Hoffmann, David L. Stalinist Values. The Cultural Norms of Soviet Modernity, 1917-1941. Ithaca: Cornell University Press, 2003.

David Hoffman (Ohio State University) aims to study the production of new social norms and values in interwar Soviet society. Borrowing a term from Katerina Clark, he speaks of “cultural ecosystem,” a kind of symbiosis between Soviet elites and intellectuals created to achieve cultural transformation of the society. He also argues that the reforms of the 1930s were not a “retreat” from Communism, but rather an attempt at consolidation of socialist reforms. Actually, it is hard to say what new this book brings into the discussion about Stalinism.

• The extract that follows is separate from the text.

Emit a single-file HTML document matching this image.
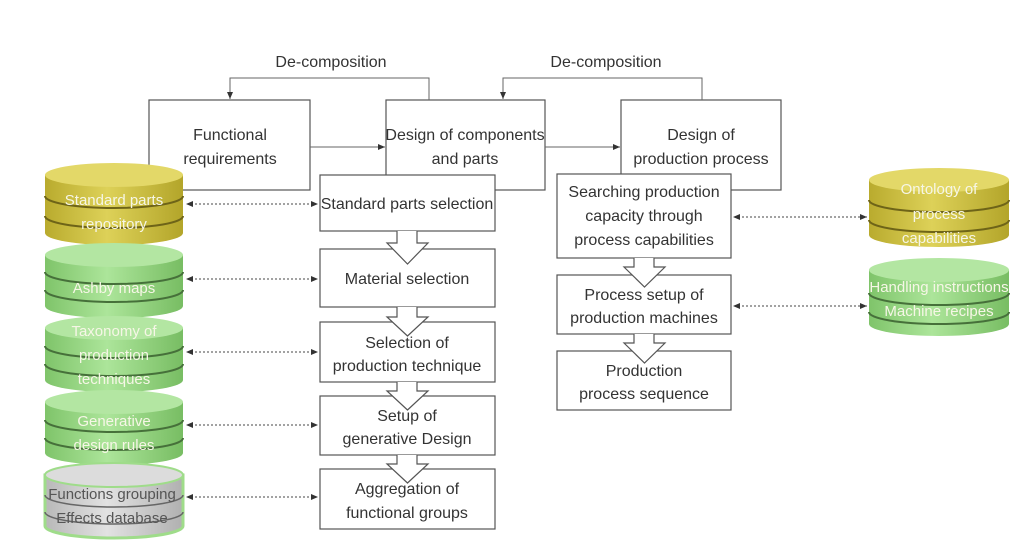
<!DOCTYPE html>
<html><head><meta charset="utf-8"><style>
html,body{margin:0;padding:0;background:#fff;}
svg{display:block;font-family:"Liberation Sans",sans-serif;}
</style></head><body>
<svg width="1024" height="553" viewBox="0 0 1024 553" xmlns="http://www.w3.org/2000/svg">
<defs>
<marker id="ah" markerWidth="8" markerHeight="8" refX="7" refY="4" orient="auto" markerUnits="userSpaceOnUse"><path d="M0,1 L7,4 L0,7 Z" fill="#333"/></marker>
<marker id="ahs" markerWidth="8" markerHeight="8" refX="1" refY="4" orient="auto" markerUnits="userSpaceOnUse"><path d="M7,1 L0,4 L7,7 Z" fill="#333"/></marker>
<linearGradient id="gy" x1="0" x2="1"><stop offset="0" stop-color="#b9ab2e"/><stop offset="0.45" stop-color="#ddd158"/><stop offset="1" stop-color="#b3a52a"/></linearGradient>
<linearGradient id="gg" x1="0" x2="1"><stop offset="0" stop-color="#7fc46a"/><stop offset="0.45" stop-color="#ace59a"/><stop offset="1" stop-color="#78bd63"/></linearGradient>
<linearGradient id="gr" x1="0" x2="1"><stop offset="0" stop-color="#b8b8b8"/><stop offset="0.45" stop-color="#e2e2e2"/><stop offset="1" stop-color="#b0b0b0"/></linearGradient>
</defs>

<g fill="none" stroke="#555" stroke-width="1.2">
<!-- top boxes -->
<rect x="149" y="100" width="161" height="90" fill="#fff"/>
<rect x="386" y="100" width="159" height="90" fill="#fff"/>
<rect x="621" y="100" width="160" height="90" fill="#fff"/>
</g>
<g fill="none" stroke="#666" stroke-width="1">
<polyline points="429,100 429,78 230,78 230,99" marker-end="url(#ah)"/>
<polyline points="702,100 702,78 503,78 503,99" marker-end="url(#ah)"/>
<line x1="310" y1="147" x2="385" y2="147" marker-end="url(#ah)"/>
<line x1="545" y1="147" x2="620" y2="147" marker-end="url(#ah)"/>
</g>
<g font-size="16" fill="#333" text-anchor="middle">
<text x="331" y="67">De-composition</text>
<text x="606" y="67">De-composition</text>
<text x="230" y="140">Functional</text>
<text x="230" y="164">requirements</text>
<text x="465" y="140">Design of components</text>
<text x="465" y="164">and parts</text>
<text x="701" y="140">Design of</text>
<text x="701" y="164">production process</text>
</g>

<!-- left column boxes -->
<g fill="#fff" stroke="#555" stroke-width="1.2">
<rect x="320" y="175" width="175" height="56"/>
<rect x="320" y="249" width="175" height="58"/>
<rect x="320" y="322" width="175" height="60"/>
<rect x="320" y="396" width="175" height="59"/>
<rect x="320" y="469" width="175" height="60"/>
<rect x="557" y="174" width="174" height="84"/>
<rect x="557" y="275" width="174" height="59"/>
<rect x="557" y="351" width="174" height="59"/>
</g>
<g fill="#fff" stroke="#555" stroke-width="1.2">
<path d="M397,231 V243 H387 L407.5,264 L428,243 H417 V231"/>
<path d="M397,307 V317 H387 L407.5,336 L428,317 H417 V307"/>
<path d="M397,382 V391 H387 L407.5,410 L428,391 H417 V382"/>
<path d="M397,455 V464 H387 L407.5,483 L428,464 H417 V455"/>
<path d="M634,258 V267 H624 L644.5,287 L665,267 H654 V258"/>
<path d="M634,334 V343 H624 L644.5,363 L665,343 H654 V334"/>
</g>
<g font-size="16" fill="#333" text-anchor="middle">
<text x="407" y="209">Standard parts selection</text>
<text x="407" y="284">Material selection</text>
<text x="407" y="348">Selection of</text>
<text x="407" y="371">production technique</text>
<text x="407" y="421">Setup  of</text>
<text x="407" y="444">generative Design</text>
<text x="407" y="494">Aggregation of</text>
<text x="407" y="518">functional groups</text>
<text x="644" y="197">Searching production</text>
<text x="644" y="221">capacity through</text>
<text x="644" y="245">process capabilities</text>
<text x="644" y="300">Process setup of</text>
<text x="644" y="323">production machines</text>
<text x="644" y="376">Production</text>
<text x="644" y="399">process sequence</text>
</g>

<!-- dotted arrows -->
<g stroke="#444" stroke-width="1" stroke-dasharray="2,2" fill="none">
<line x1="187" y1="204" x2="318" y2="204" marker-start="url(#ahs)" marker-end="url(#ah)"/>
<line x1="187" y1="279" x2="318" y2="279" marker-start="url(#ahs)" marker-end="url(#ah)"/>
<line x1="187" y1="352" x2="318" y2="352" marker-start="url(#ahs)" marker-end="url(#ah)"/>
<line x1="187" y1="425" x2="318" y2="425" marker-start="url(#ahs)" marker-end="url(#ah)"/>
<line x1="187" y1="497" x2="318" y2="497" marker-start="url(#ahs)" marker-end="url(#ah)"/>
<line x1="734" y1="217" x2="867" y2="217" marker-start="url(#ahs)" marker-end="url(#ah)"/>
<line x1="734" y1="306" x2="867" y2="306" marker-start="url(#ahs)" marker-end="url(#ah)"/>
</g>

<!-- cylinders left -->
<g>
<!-- yellow -->
<path d="M45,175 V233 A69,12 0 0 0 183,233 V175 Z" fill="url(#gy)"/>
<ellipse cx="114" cy="175" rx="69" ry="12" fill="#e3d868"/>
<path d="M45,196 A69,12 0 0 0 183,196 M45,216 A69,12 0 0 0 183,216" stroke="#6e6418" stroke-width="2" fill="none"/>
<!-- green 1 -->
<path d="M45,255 V306 A69,12 0 0 0 183,306 V255 Z" fill="url(#gg)"/>
<ellipse cx="114" cy="255" rx="69" ry="12" fill="#b3e6a2"/>
<path d="M45,272 A69,12 0 0 0 183,272 M45,290 A69,12 0 0 0 183,290" stroke="#46703a" stroke-width="2" fill="none"/>
<!-- green 2 -->
<path d="M45,328 V380 A69,12 0 0 0 183,380 V328 Z" fill="url(#gg)"/>
<ellipse cx="114" cy="328" rx="69" ry="12" fill="#b3e6a2"/>
<path d="M45,346 A69,12 0 0 0 183,346 M45,364 A69,12 0 0 0 183,364" stroke="#46703a" stroke-width="2" fill="none"/>
<!-- green 3 -->
<path d="M45,402 V453 A69,12 0 0 0 183,453 V402 Z" fill="url(#gg)"/>
<ellipse cx="114" cy="402" rx="69" ry="12" fill="#b3e6a2"/>
<path d="M45,420 A69,12 0 0 0 183,420 M45,438 A69,12 0 0 0 183,438" stroke="#46703a" stroke-width="2" fill="none"/>
<!-- grey -->
<path d="M45,475 V526 A69,12 0 0 0 183,526 V475 Z" fill="url(#gr)" stroke="#9fdc8a" stroke-width="3"/>
<ellipse cx="114" cy="475" rx="69" ry="12" fill="#dcdcdc" stroke="#9fdc8a" stroke-width="2"/>
<path d="M45,495 A69,12 0 0 0 183,495 M45,512 A69,12 0 0 0 183,512" stroke="#666" stroke-width="1.5" fill="none"/>
</g>
<!-- cylinders right -->
<g>
<path d="M869,180 V235 A70,12 0 0 0 1009,235 V180 Z" fill="url(#gy)"/>
<ellipse cx="939" cy="180" rx="70" ry="12" fill="#e3d868"/>
<path d="M869,200 A70,12 0 0 0 1009,200 M869,220 A70,12 0 0 0 1009,220" stroke="#6e6418" stroke-width="2" fill="none"/>
<path d="M869,270 V324 A70,12 0 0 0 1009,324 V270 Z" fill="url(#gg)"/>
<ellipse cx="939" cy="270" rx="70" ry="12" fill="#b3e6a2"/>
<path d="M869,293 A70,12 0 0 0 1009,293 M869,312 A70,12 0 0 0 1009,312" stroke="#46703a" stroke-width="2" fill="none"/>
</g>
<g font-size="15" fill="#f6f6e6" text-anchor="middle">
<text x="114" y="205">Standard parts</text>
<text x="114" y="229">repository</text>
<text x="114" y="293">Ashby maps</text>
<text x="114" y="336">Taxonomy of</text>
<text x="114" y="360">production</text>
<text x="114" y="384">techniques</text>
<text x="114" y="426">Generative</text>
<text x="114" y="450">design rules</text>
<text x="939" y="194">Ontology of</text>
<text x="939" y="219">process</text>
<text x="939" y="243">capabilities</text>
<text x="939" y="292">Handling instructions</text>
<text x="939" y="316">Machine recipes</text>
</g>
<g font-size="15" fill="#555" text-anchor="middle">
<text x="112" y="499">Functions grouping</text>
<text x="112" y="523">Effects database</text>
</g>
</svg>
</body></html>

Hoffman writes about establishment of norms for the Soviet population (chapter 1), for VKP(b) members (chapter 2), sexual norms and gender policies (chapter 3), Soviet consumer policy (chapter 4), and attempts of Soviet leaders to create cultural and social unity (chapter 5). It all has been discussed before from the same perspectives; and he doesn’t succeed in contributing anything new to this dialogue, because primary sources remain deeply secondary in his analysis—remove them, and his argument won’t be principally disabled (a more illustrative role). This is an excellent compilation and a textbook, but the novelty of research is pretty much non-existent.

Also, sometimes Hoffman takes ideological/cultural explanations for granted: “Collectivization… was an attempt by Paty leaders to accelerate evolutionary time toward communism” (49). Sometimes a good skill to speak in commonsensical phrases (which is, once again, good for a textbook) makes him greatly simplify his analysis: “The Great Purges were… orchestrated by the Stalinist leadership to eliminate enemies and potential opposition within the Party and the country as a whole… The Party’s discourse on morality and purification was intended to justify the purges in the eyes of Party members” (71). A useful term: participatory (instead of democratic) politics as the nature of the Soviet political process.